- _Set task_: Begin at the top of the records below and return each line exactly through the line with "from bokeh.resources import INLINE". Skip pictures.

──────

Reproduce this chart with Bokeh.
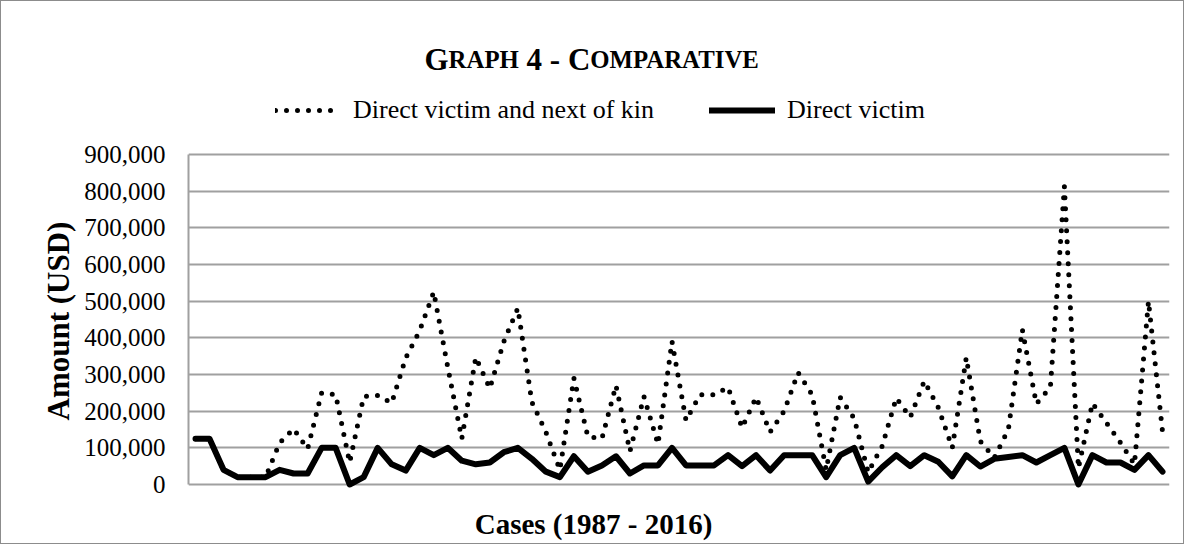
from bokeh.plotting import figure
from bokeh.models import Range1d, NumeralTickFormatter, FixedTicker, Legend, LegendItem, Label, Title
from bokeh.embed import file_html
from bokeh.resources import INLINE

# ---------------- data (USD) ----------------
cases = list(range(1, 71))
direct_and_kin = [125000, 125000, 40000, 20000, 20000, 20000, 113000, 152000, 97000, 250000,
                  245000, 60000, 240000, 243000, 222000, 345000, 420000, 525000, 320000, 125000,
                  347000, 262000, 390000, 481000, 225000, 143000, 40000, 290000, 130000, 125000,
                  270000, 91000, 240000, 110000, 390000, 175000, 245000, 245000, 265000, 155000,
                  238000, 143000, 200000, 305000, 245000, 40000, 238000, 180000, 33000, 105000,
                  236000, 183000, 282000, 210000, 100000, 346000, 118000, 73000, 150000, 422000,
                  220000, 265000, 812000, 45000, 222000, 168000, 114000, 55000, 500000, 145000]
direct = [125000, 125000, 40000, 20000, 20000, 20000, 40000, 30000, 30000, 100000,
          100000, 0, 20000, 100000, 55000, 38000, 100000, 80000, 100000, 65000,
          55000, 60000, 88000, 100000, 70000, 35000, 20000, 77000, 35000, 52000,
          77000, 30000, 52000, 52000, 100000, 52000, 52000, 52000, 80000, 50000,
          80000, 38000, 80000, 80000, 80000, 20000, 80000, 100000, 8000, 47000,
          80000, 50000, 80000, 62000, 22000, 80000, 49000, 70000, 75000, 80000,
          60000, 80000, 100000, 0, 80000, 60000, 60000, 40000, 80000, 35000]
y_ticks = [0, 100000, 200000, 300000, 400000, 500000, 600000, 700000, 800000, 900000]
series_names = ["Direct victim and next of kin", "Direct victim"]
x_title = "Cases (1987 - 2016)"
y_title = "Amount (USD)"

# ---------------- layout (figure pixels) ----------------
W, H = 1184, 544
ML, MR, MT, MB = 187, 16, 20, 0          # frame spans title..bottom, plot area inside it
PLOT_TOP, PLOT_BOTTOM = 153, 483          # where 900,000 and 0 sit
Y_MAX = y_ticks[-1]
px_per_unit = (PLOT_BOTTOM - PLOT_TOP) / Y_MAX
y_lo = -(H - MB - PLOT_BOTTOM) / px_per_unit
y_hi = Y_MAX + (PLOT_TOP - MT) / px_per_unit
SERIF = "Liberation Serif"
GRID = "#a0a0a0"
FB = H - MB                               # frame bottom (figure px)

xs = [c - 1 for c in cases]

p = figure(width=W, height=H, output_backend="svg", toolbar_location=None, title=None,
           x_axis_location=None,
           x_range=Range1d(-0.5, len(cases) - 0.5), y_range=Range1d(y_lo, y_hi),
           min_border_left=ML, min_border_right=MR, min_border_top=MT, min_border_bottom=MB)
p.styles = {"border": "1px solid #8c8c8c"}
p.outline_line_color = None
p.background_fill_color = "white"
p.border_fill_color = "white"

r1 = p.line(xs, direct_and_kin, line_color="black", line_width=5, line_dash="0 11",
            line_cap="round", line_join="round")
r2 = p.line(xs, direct, line_color="black", line_width=6, line_join="round", line_cap="round")

# y axis (real axis, limited to the data span)
p.yaxis.bounds = (0, Y_MAX)
p.yaxis.ticker = FixedTicker(ticks=y_ticks)
p.yaxis.formatter = NumeralTickFormatter(format="0,0")
p.yaxis.axis_line_color = GRID
p.yaxis.axis_line_width = 2
p.yaxis.major_tick_line_color = None
p.yaxis.minor_tick_line_color = None
p.yaxis.major_tick_out = 0
p.yaxis.major_label_standoff = 23
p.yaxis.major_label_text_font = SERIF
p.yaxis.major_label_text_font_size = "25px"
p.yaxis.major_label_text_color = "black"

p.xgrid.visible = False
p.ygrid.ticker = FixedTicker(ticks=y_ticks)
p.ygrid.grid_line_color = GRID
p.ygrid.grid_line_width = 2

# y axis title (rotated), positioned along the plot area
p.add_layout(Title(text=y_title, align="left", offset=FB - 419, standoff=12,
                   text_font=SERIF, text_font_style="bold", text_font_size="31px",
                   text_color="black"), "left")

# legend
legend = Legend(items=[LegendItem(label=series_names[0], renderers=[r1]),
                       LegendItem(label=series_names[1], renderers=[r2])],
                orientation="horizontal", location=(87, FB - 124),
                border_line_color=None, background_fill_alpha=0,
                padding=0, margin=0, spacing=55, label_standoff=12,
                glyph_width=66, glyph_height=20,
                label_text_font=SERIF, label_text_font_size="26px", label_text_color="black")
p.add_layout(legend)

# small-caps title built from pieces (Times bold advance widths)
F = 31.0
S = 0.8
pieces = [("G", 1.0, 0.778), ("RAPH", S, 2.833), ("4 - C", 1.0, 2.055), ("OMPARATIVE", S, 6.944)]
gaps = [0.0, 0.0, 0.25, 0.0]
total = sum(w * s * F for _, s, w in pieces) + 0.25 * F
cx = 600 - 8 - ML
x = cx - total / 2
base_y = FB - 58
for (txt, s, w), g in zip(pieces, gaps):
    x += g * F
    p.add_layout(Label(x=x, y=base_y, x_units="screen", y_units="screen", text=txt,
                       text_font=SERIF, text_font_style="bold", text_font_size=f"{F * s:.1f}px",
                       text_color="black", text_align="left", text_baseline="alphabetic"))
    x += w * s * F

# x axis title
p.add_layout(Label(x=cx, y=FB - (530 - 8), x_units="screen", y_units="screen", text=x_title,
                   text_font=SERIF, text_font_style="bold", text_font_size="29px",
                   text_color="black", text_align="center", text_baseline="middle"))

open("out.html", "w").write(file_html(p, INLINE))
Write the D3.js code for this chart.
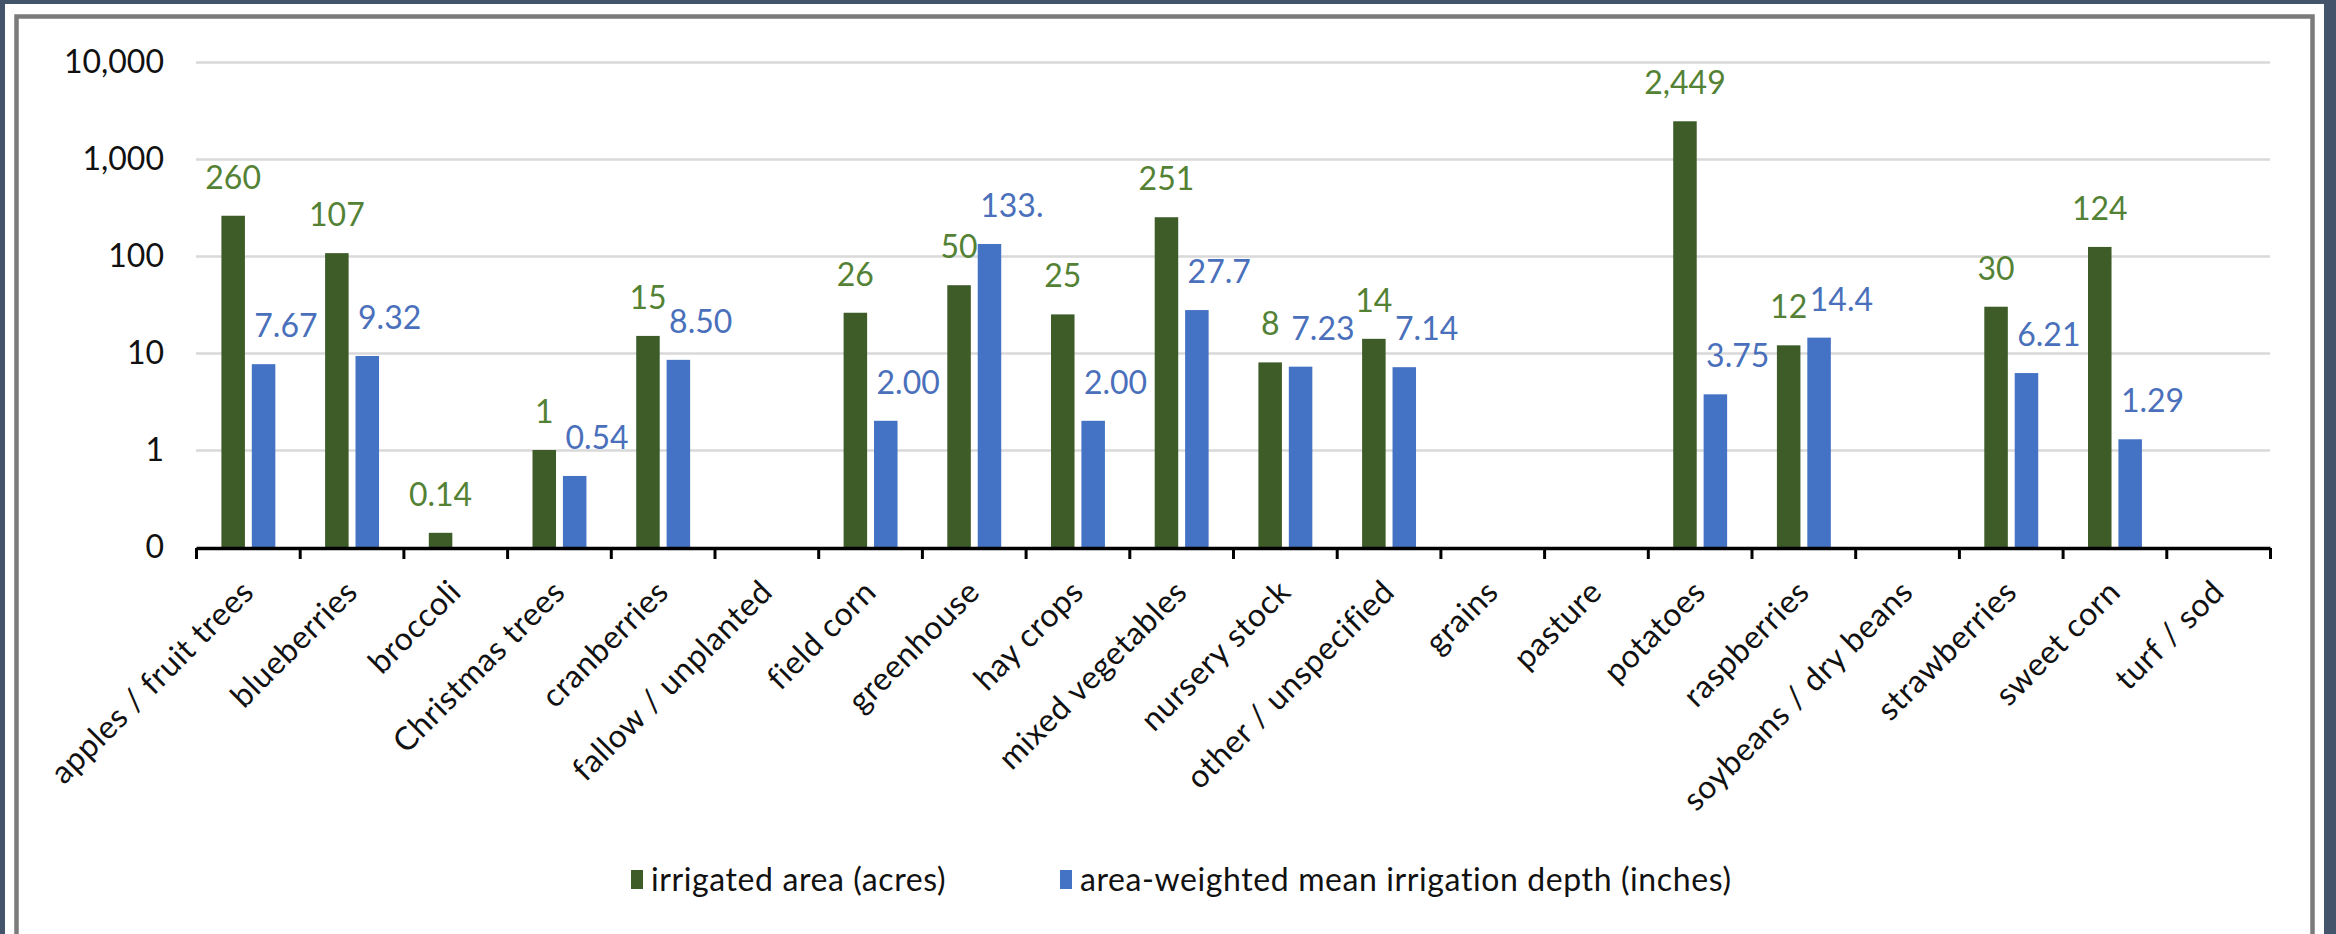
<!DOCTYPE html>
<html>
<head>
<meta charset="utf-8">
<script src="https://cdn.jsdelivr.net/npm/d3@7"></script>
<style>
  html, body { margin: 0; padding: 0; background: #44546a; }
  svg { display: block; }
  text { font-family: Lato, "Open Sans", sans-serif; font-variant-ligatures: none; font-feature-settings: "liga" 0, "clig" 0; }
</style>
</head>
<body>
<svg id="chart" width="2336" height="934"></svg>
<script>
// ---------------- data ----------------
const categories = ["apples / fruit trees", "blueberries", "broccoli", "Christmas trees", "cranberries",
  "fallow / unplanted", "field corn", "greenhouse", "hay crops", "mixed vegetables", "nursery stock",
  "other / unspecified", "grains", "pasture", "potatoes", "raspberries", "soybeans / dry beans",
  "strawberries", "sweet corn", "turf / sod"];

const irrigatedArea = [260, 107, 0.14, 1, 15, null, 26, 50, 25, 251, 8, 14, null, null, 2449, 12, null, 30, 124, null];
const irrigationDepth = [7.67, 9.32, null, 0.54, 8.50, null, 2.00, 133, 2.00, 27.7, 7.23, 7.14, null, null, 3.75, 14.4, null, 6.21, 1.29, null];

const areaLabels = ["260", "107", "0.14", "1", "15", null, "26", "50", "25", "251", "8", "14", null, null, "2,449", "12", null, "30", "124", null];
const depthLabels = ["7.67", "9.32", null, "0.54", "8.50", null, "2.00", "133.", "2.00", "27.7", "7.23", "7.14", null, null, "3.75", "14.4", null, "6.21", "1.29", null];

const yTickValues = [0.1, 1, 10, 100, 1000, 10000];
const yTickLabels = ["0", "1", "10", "100", "1,000", "10,000"];

const seriesNames = ["irrigated area (acres)", "area-weighted mean irrigation depth (inches)"];
const seriesColors = ["#3d5c27", "#4472c4"];
const labelColors = ["#548235", "#4a70bb"];

// ---------------- layout ----------------
const W = 2336, H = 934;
const plotLeft = 196, plotRight = 2270, plotTop = 62, plotBottom = 547;

const svg = d3.select("#chart");

// background frame
svg.append("rect").attr("x", 0).attr("y", 0).attr("width", W).attr("height", H).attr("fill", "#44546a");
svg.append("rect").attr("x", 5).attr("y", 4).attr("width", 2319).attr("height", H).attr("fill", "#ffffff");
svg.append("rect").attr("x", 16.5).attr("y", 16.5).attr("width", 2296).attr("height", 1000)
  .attr("fill", "none").attr("stroke", "#7b7b7b").attr("stroke-width", 4.5);

// scales
const x = d3.scaleBand().domain(categories).range([plotLeft, plotRight]).paddingInner(0).paddingOuter(0);
const bw = x.bandwidth();
const xs = d3.scaleBand().domain([0, 1]).range([bw * 0.245, bw * 0.765]).paddingInner(0.227).paddingOuter(0);
const y = d3.scaleLog().domain([0.1, 10000]).range([plotBottom, plotTop]);
const xEdge = d3.scaleLinear().domain([0, categories.length]).range([plotLeft, plotRight]);

// gridlines
const grid = svg.append("g").attr("transform", `translate(${plotLeft},0)`)
  .call(d3.axisLeft(y).tickValues(yTickValues.slice(1)).tickSize(-(plotRight - plotLeft)).tickFormat(""));
grid.select(".domain").remove();
grid.selectAll("line").attr("stroke", "#d9d9d9").attr("stroke-width", 2.5);

// y-axis labels
const yAxis = svg.append("g").attr("transform", `translate(${plotLeft - 32},0)`)
  .call(d3.axisLeft(y).tickValues(yTickValues).tickSize(0).tickPadding(0)
    .tickFormat((d, i) => yTickLabels[i]));
yAxis.select(".domain").remove();
yAxis.selectAll("text").attr("font-size", 32).attr("fill", "#111").attr("font-family", "Lato");

// bars
const seriesData = [irrigatedArea, irrigationDepth];
seriesData.forEach((vals, s) => {
  svg.append("g").selectAll("rect")
    .data(vals.map((v, i) => ({ v, c: categories[i] })).filter(d => d.v != null))
    .join("rect")
    .attr("x", d => x(d.c) + xs(s))
    .attr("width", xs.bandwidth())
    .attr("y", d => y(d.v))
    .attr("height", d => y(0.1) - y(d.v))
    .attr("fill", seriesColors[s]);
});

// data labels
const labelSets = [areaLabels, depthLabels];
labelSets.forEach((labs, s) => {
  const vals = seriesData[s];
  svg.append("g").selectAll("text")
    .data(labs.map((t, i) => ({ t, v: vals[i], c: categories[i] })).filter(d => d.t != null))
    .join("text")
    .attr("x", d => s === 0 ? x(d.c) + xs(s) + xs.bandwidth() / 2 : x(d.c) + xs(s) + 2.5)
    .attr("y", d => y(d.v) - 27)
    .attr("text-anchor", s === 0 ? "middle" : "start")
    .attr("font-size", 32)
    .attr("fill", labelColors[s])
    .text(d => d.t);
});

// x axis with ticks at category boundaries
const xAxis = svg.append("g").attr("transform", `translate(0,${plotBottom + 1})`)
  .call(d3.axisBottom(xEdge).tickValues(d3.range(categories.length + 1)).tickSize(11).tickSizeOuter(0).tickFormat(""));
xAxis.select(".domain").attr("stroke", "#000").attr("stroke-width", 3.5);
xAxis.selectAll(".tick line").attr("stroke", "#000").attr("stroke-width", 3);

// category labels
svg.append("g").selectAll("text")
  .data(categories)
  .join("text")
  .attr("transform", d => `translate(${x(d) + bw / 2},586) rotate(-45)`)
  .attr("text-anchor", "end")
  .attr("dy", "0.35em")
  .attr("font-size", 32)
  .attr("letter-spacing", 0.6)
  .attr("fill", "#111")
  .text(d => d);

// legend
const legendX = [631, 1060];
const legend = svg.append("g");
seriesNames.forEach((name, i) => {
  legend.append("rect").attr("x", legendX[i]).attr("y", 870).attr("width", 12).attr("height", 19)
    .attr("fill", seriesColors[i]);
  legend.append("text").attr("x", legendX[i] + 20).attr("y", 880).attr("dy", "0.35em")
    .attr("font-size", 32).attr("letter-spacing", 0.6).attr("fill", "#111").text(name);
});
</script>
</body>
</html>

──────

- _Answer for this exercise_:
Reproduce this chart with Bokeh.
from bokeh.plotting import figure
from bokeh.models import Range1d, NumeralTickFormatter, FixedTicker, Legend, LegendItem, Label, Title
from bokeh.embed import file_html
from bokeh.resources import INLINE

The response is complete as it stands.